GOAL OF THE EXERCISE =>
Identify and copy all lines of the material where the string "chart" is found.

DATA LINES =>

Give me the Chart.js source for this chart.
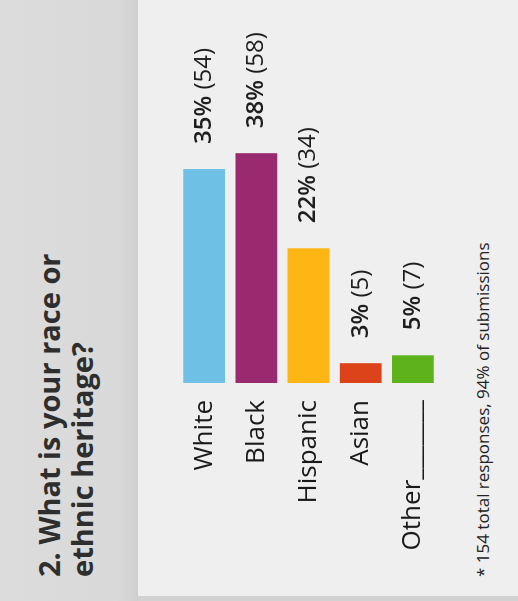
<!DOCTYPE html>
<html>
<head>
<meta charset="utf-8">
<script src="https://cdn.jsdelivr.net/npm/chart.js@4/dist/chart.umd.min.js"></script>
<style>
  html, body { margin: 0; padding: 0; }
  body { width: 518px; height: 601px; overflow: hidden; background: #d4d4d4; position: relative; }
  /* the card is laid out sideways and turned a quarter turn counter-clockwise */
  #card {
    position: absolute; left: 0; top: 0; width: 601px; height: 518px;
    transform-origin: 0 0; transform: translate(0, 601px) rotate(-90deg);
    background: #d2d2d2; font-family: "Open Sans", sans-serif;
  }
  #band {
    position: absolute; left: 0; top: 0; width: 601px; height: 138px;
    background: linear-gradient(to bottom, #dcdcdc 0%, #d9d9d9 85%, #cfcfcf 100%);
  }
  #panel {
    position: absolute; left: 5px; top: 138px; width: 596px; height: 380px;
    background: #efefef;
  }
  #title {
    position: absolute; left: 24px; top: 32px; margin: 0;
    font-size: 29px; line-height: 33px; font-weight: 700; color: #2e2e2e;
  }
  #note {
    position: absolute; left: 24px; top: 474px; margin: 0;
    font-size: 17px; line-height: 17px; color: #222;
  }
  #chart { position: absolute; left: 0; top: 0; }
</style>
</head>
<body>
<div id="card">
  <div id="band"></div>
  <div id="panel"></div>
  <h2 id="title">2. What is your race or<br>ethnic heritage?</h2>
  <p id="note">* 154 total responses, 94% of submissions</p>
  <canvas id="chart" width="601" height="518"></canvas>
</div>
<script>
const categories = ['White', 'Black', 'Hispanic', 'Asian', 'Other_______'];
const counts = [54, 58, 34, 5, 7];
const percents = [35, 38, 22, 3, 5];
const barColors = ['#6ec1e5', '#992a70', '#fdb614', '#dd431a', '#5eb31c'];

// writes "35% (54)" just past the end of each bar, percent a bit heavier
const valueLabels = {
    id: 'valueLabels',
    afterDatasetsDraw(chart) {
        const ctx = chart.ctx;
        const meta = chart.getDatasetMeta(0);
        ctx.save();
        ctx.fillStyle = '#1e1e1e';
        ctx.textAlign = 'left';
        ctx.textBaseline = 'middle';
        meta.data.forEach((bar, i) => {
            const pct = percents[i] + '% ';
            let x = bar.x + 25;
            ctx.font = '600 24px "Open Sans", sans-serif';
            ctx.fillText(pct, x, bar.y);
            x += ctx.measureText(pct).width;
            ctx.font = '24px "Open Sans", sans-serif';
            ctx.fillText('(' + counts[i] + ')', x, bar.y);
        });
        ctx.restore();
    }
};

new Chart(document.getElementById('chart'), {
    type: 'bar',
    data: {
        labels: categories,
        datasets: [{
            data: counts,
            backgroundColor: barColors,
            borderWidth: 0,
            barPercentage: 0.8,
            categoryPercentage: 1.0
        }]
    },
    options: {
        indexAxis: 'y',
        responsive: false,
        animation: false,
        layout: { padding: { top: 178, bottom: 79, left: 0, right: 66 } },
        plugins: { legend: { display: false }, tooltip: { enabled: false } },
        scales: {
            x: { display: false, min: 0, max: 80 },
            y: {
                grid: { display: false, drawTicks: false },
                border: { display: false },
                ticks: {
                    padding: 17,
                    color: '#1a1a1a',
                    font: { family: '"Open Sans", sans-serif', size: 26 }
                },
                afterFit(scale) { scale.width = 218; }
            }
        }
    },
    plugins: [valueLabels]
});
</script>
</body>
</html>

COMPLETE ANSWER =>
Give me the Chart.js source for this chart.
<script src="https://cdn.jsdelivr.net/npm/chart.js@4/dist/chart.umd.min.js"></script>
  #chart { position: absolute; left: 0; top: 0; }
  <canvas id="chart" width="601" height="518"></canvas>
    afterDatasetsDraw(chart) {
        const ctx = chart.ctx;
        const meta = chart.getDatasetMeta(0);
new Chart(document.getElementById('chart'), {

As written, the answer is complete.